US stocks continued their advancement Monday, as modest homebuilder’s data indicated the sector’s gradual recovery ahead of other housing-related data this week.
The gains were supported by Apple’s hefty dividend announcement and $10 billion share buy-back program over the next three years. Tech stocks advanced the most though some of the heavyweights retreated. US 10-year notes tanked for the ninth consecutive day, as risk sentiments improved and investors dumped Treasuries for more risky assets.
The Dow Jones Industrial Average (DJIA) climbed 0.04 percent to 13,238.98. Technology, financials and energy stocks led the day’s gainers. The Dow reversed the day’s early losses after Wells Fargo and National Association of Home Builders said their builders’ sentiment index remained near their five-year high. 18 of the 30-component Dow advanced for the day.

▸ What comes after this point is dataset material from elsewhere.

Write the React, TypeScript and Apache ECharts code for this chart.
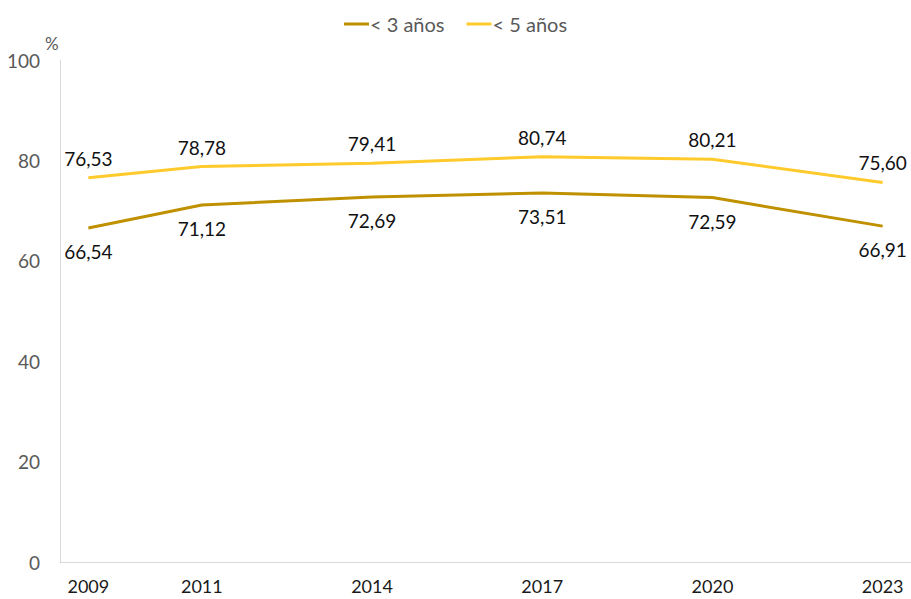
import React, { useEffect, useRef } from "react";
import * as echarts from "echarts";

const years = [2009, 2011, 2014, 2017, 2020, 2023];
const under3 = [66.54, 71.12, 72.69, 73.51, 72.59, 66.91];
const under5 = [76.53, 78.78, 79.41, 80.74, 80.21, 75.6];
const seriesNames = ["< 3 años", "< 5 años"];
const yTicks = [0, 20, 40, 60, 80, 100];

const FONT = "Lato, 'Noto Sans', sans-serif";
const fmt = (v: number) => v.toFixed(2).replace(".", ",");

export default function App() {
  const ref = useRef<HTMLDivElement>(null);
  useEffect(() => {
    if (!ref.current) return;
    const chart = echarts.init(ref.current, undefined, { renderer: "svg" });
    const mk = (vals: number[]) => years.map((y, i) => [y, vals[i]]);
    chart.setOption({
      animation: false,
      backgroundColor: "#ffffff",
      textStyle: { fontFamily: FONT },
      legend: {
        top: 9,
        left: "center",
        icon: "rect",
        itemWidth: 25,
        itemHeight: 3,
        itemGap: 22,
        textStyle: { color: "#595959", fontSize: 20, fontFamily: FONT, padding: [0, 0, 0, -4] },
        data: seriesNames,
      },
      grid: { left: 60, right: 0, top: 60, bottom: 37, containLabel: false },
      graphic: [
        {
          type: "text",
          left: 45,
          top: 35,
          style: { text: "%", fill: "#595959", font: `17px ${FONT}` },
        },
      ],
      xAxis: {
        type: "value",
        min: 2008.5,
        max: 2023.5,
        splitLine: { show: false },
        axisTick: { show: false },
        axisLine: { show: true, lineStyle: { color: "#d9d9d9", width: 1 } },
        axisLabel: {
          customValues: years,
          formatter: (v: number) => String(v),
          color: "#1a1a1a",
          fontSize: 18,
          fontFamily: FONT,
          margin: 15,
        },
      },
      yAxis: {
        type: "value",
        min: 0,
        max: 100,
        interval: 20,
        splitLine: { show: false },
        axisTick: { show: false },
        axisLine: { show: true, lineStyle: { color: "#d9d9d9", width: 1 } },
        axisLabel: {
          customValues: yTicks,
          color: "#595959",
          fontSize: 19,
          fontFamily: FONT,
          margin: 20,
        },
      },
      series: [
        {
          name: seriesNames[0],
          type: "line",
          data: mk(under3),
          symbol: "circle",
          symbolSize: 0.01,
          showSymbol: true,
          lineStyle: { color: "#BF9000", width: 3 },
          itemStyle: { color: "#BF9000" },
          label: {
            show: true,
            position: "bottom",
            distance: 14,
            formatter: (p: any) => fmt(p.value[1]),
            color: "#111111",
            fontSize: 19,
            fontFamily: FONT,
          },
        },
        {
          name: seriesNames[1],
          type: "line",
          data: mk(under5),
          symbol: "circle",
          symbolSize: 0.01,
          showSymbol: true,
          lineStyle: { color: "#FFCA2C", width: 3 },
          itemStyle: { color: "#FFCA2C" },
          label: {
            show: true,
            position: "top",
            distance: 10,
            formatter: (p: any) => fmt(p.value[1]),
            color: "#111111",
            fontSize: 19,
            fontFamily: FONT,
          },
        },
      ],
    });
    return () => chart.dispose();
  }, []);
  return (
    <div
      ref={ref}
      style={{ position: "absolute", left: 0, top: 0, width: 911, height: 599 }}
    />
  );
}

The S&P 500 Index (SPX) rose 0.4 percent to 1409.75, a near four year high. Tech stocks gained the most, while only utilities retreated in the 10-sector index.
The tech-heavy NASDAQ Composite (COMP) inched up 0.8 percent to close at 3078.32; it’s highest since Nov. 2000.
US government debt continued to slip as yields on 10-year Treasury notes rose to near October highs on better risk sentiments. As economic indicators continue to improve, the central bank could hike interest rates sooner than later in 2014, observed Fed Bank of New York President Bill Dudley.
Another round of monetary easing is starting to look less probable with each passing day, analysts noted. 10-year yields rose 9 basis points on the day to close at 2.39 percent.
ETFs in news:
iPath Dow Jones UBS Natural Gas Subindex Total Return ETN (GAZ) soared 10 percent early on but pulled back later in the session as natural gas futures start to look up. It has been a spectacular day for the premium-laden ETN. The United States Natural Gas Fund (UNG) also advanced for the second straight day, consolidating Friday’s gains.
The SPDR S&P Metals & Mining ETF (XME) added 1.67 percent on the day as cyclical sectors continue to push higher over robust economic data.
Among the day’s losers, iPath S&P 500 VIX Short Term Futures ETN (VXX) slipped 6.04 percent, the security’s third straight day of decline, as investors’ confidence on the economy’s recovery continues to improve.
The Global X China Consumers ETF (CHIQ) shed 2.30 percent as a report on China’s residential property market injected some uncertainty in this instrument and other China-linked ETFs.